An agency of the U.S. Department of the Interior which has the primary responsibility for exercising the federal government's trust relationship with Indian tribes. The BIA was first established in 1824 in the War Department, then transferred to the Department of the Interior in 1849. The BIA has prime responsibility to provide services to Indian tribes and plays a central role in the settlement process of Indian water rights disputes. The BIA exercises prime trust responsibility in providing federal government protection for Indian resources and federal assistance in resource development and management. Quite often this responsibility complicates the Department of the Interior's other broad responsibilities to manage the use of lands and natural resources on public lands through its Bureau of Land Management (BLM) land use programs, its Bureau of Reclamation (USBR) water-related projects, and its U.S. Fish and Wildlife Service (USFWS) wildlife and habitat restoration programs, which may frequently come in conflict with the Bureau of Indian Affairs Indian water rights issues. (For example, in Nevada v.
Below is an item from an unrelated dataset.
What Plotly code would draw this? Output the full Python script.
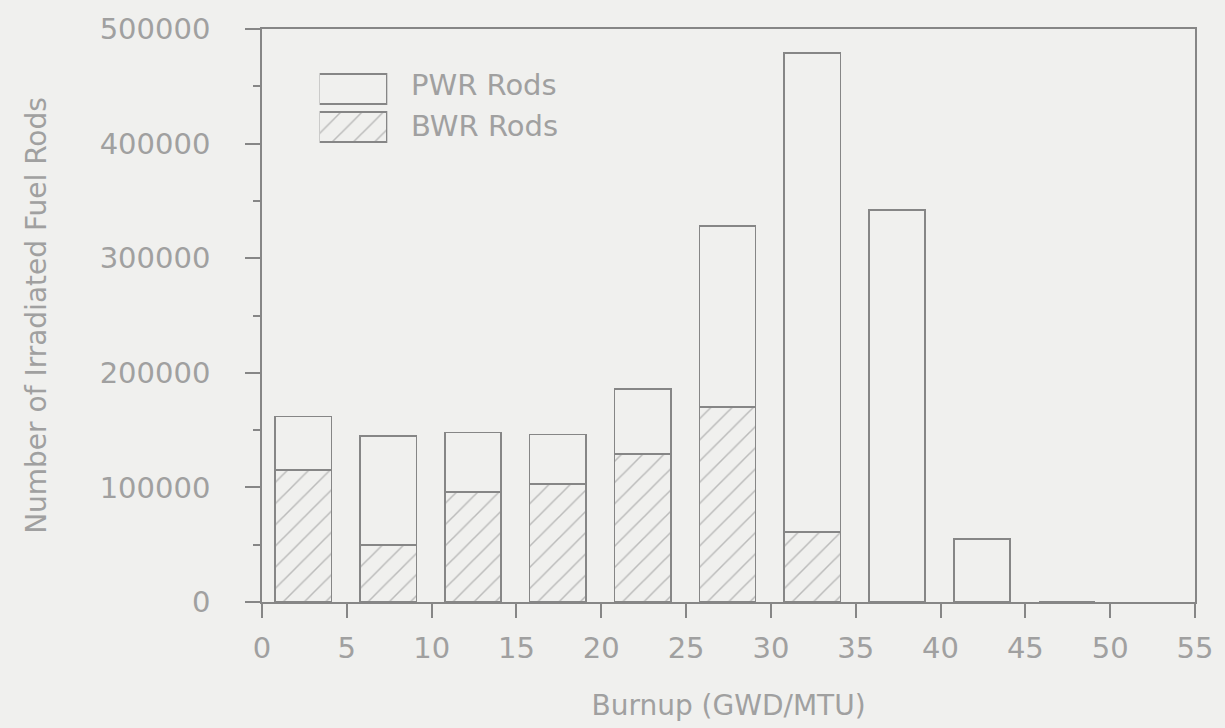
import plotly.graph_objects as go

# Data
bin_start = [0, 5, 10, 15, 20, 25, 30, 35, 40, 45]
total_rods = [162000, 145000, 148000, 146000, 186000, 328000, 479000, 342000, 55000, 0]
bwr_rods = [115000, 50000, 96000, 103000, 129000, 170000, 61000, 0, 0, 0]
pwr_rods = [t - b for t, b in zip(total_rods, bwr_rods)]

x_ticks = [0, 5, 10, 15, 20, 25, 30, 35, 40, 45, 50, 55]
legend_names = ["BWR Rods", "PWR Rods"]

BG = "#f0f0ee"
LINE = "#868686"
TEXT = "#a0a0a0"
FONT = "DejaVu Sans"

fig = go.Figure()

common = dict(width=3.32, offset=0.78, showlegend=False, hoverinfo="skip")
fig.add_trace(go.Bar(
    x=bin_start, y=bwr_rods, name="BWR Rods",
    marker=dict(color=BG, line=dict(color=LINE, width=1.6),
                pattern=dict(shape="/", fgcolor=LINE, bgcolor=BG, size=15, solidity=0.1)),
    **common))
fig.add_trace(go.Bar(
    x=bin_start, y=pwr_rods, name="PWR Rods",
    marker=dict(color=BG, line=dict(color=LINE, width=1.6)),
    **common))

# Legend swatches drawn in a small inset axis
fig.add_trace(go.Bar(
    y=legend_names, x=[1, 1], orientation="h", xaxis="x2", yaxis="y2",
    width=0.78, showlegend=False, hoverinfo="skip",
    marker=dict(color=BG, line=dict(color=LINE, width=1.6),
                pattern=dict(shape=["/", ""], fgcolor=LINE, bgcolor=BG, size=15, solidity=0.1))))

for name, ypos in zip(legend_names, [0.830, 0.903]):
    fig.add_annotation(x=0.158, y=ypos, xref="paper", yref="paper", text=name,
                       showarrow=False, xanchor="left", yanchor="middle",
                       font=dict(family=FONT, size=29, color=TEXT))

fig.update_layout(
    width=1225, height=728,
    margin=dict(l=262, r=25, t=27, b=124),
    paper_bgcolor=BG, plot_bgcolor=BG,
    barmode="stack",
    font=dict(family=FONT, size=29, color=TEXT),
    xaxis=dict(range=[0, 55], tickvals=x_ticks, ticks="outside", ticklen=14,
               tickcolor=LINE, tickwidth=1.6, showline=True, linecolor=LINE, linewidth=1.6,
               mirror=True, showgrid=False, zeroline=False, ticklabelstandoff=5,
               title=dict(text="Burnup (GWD/MTU)", standoff=32,
                          font=dict(family=FONT, size=28, color=TEXT))),
    yaxis=dict(range=[0, 500000], dtick=100000, tickformat="d", ticks="outside", ticklen=15,
               tickcolor=LINE, tickwidth=1.6, showline=True, linecolor=LINE, linewidth=1.6,
               mirror=True, showgrid=False, zeroline=False, ticklabelstandoff=29,
               minor=dict(dtick=50000, ticks="outside", ticklen=7, tickcolor=LINE),
               title=dict(text="Number of Irradiated Fuel Rods", standoff=45,
                          font=dict(family=FONT, size=28, color=TEXT))),
    xaxis2=dict(domain=[0.0618, 0.1343], range=[0, 1], visible=False, anchor="y2"),
    yaxis2=dict(domain=[0.795, 0.929], range=[-0.5, 1.5], visible=False, anchor="x2"),
)

fig.write_html(
    "out.html",
    config={"displayModeBar": False},
    post_script="document.body.style.margin='0';document.body.style.background='#f0f0ee';",
)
United States (463 U.S. 129{1983}), the United States Supreme Court held that the United States (Department of the Interior) could adequately represent more than one interest simultaneously, and so it is not subject to the same standards as a private trustee. In this case, the Court found that claims made by the United States on behalf of the Pyramid Lake Paiute Indian Tribe to protect fisheries should have been asserted in prior litigation. Nevertheless, the Court found the failure to do so was not a breach of its trust obligations to the tribe, even though the United States also had protected the competing interests of non-Indian irrigators.) Also see Negotiated Settlement and Truckee River Operating Agreement (TROA).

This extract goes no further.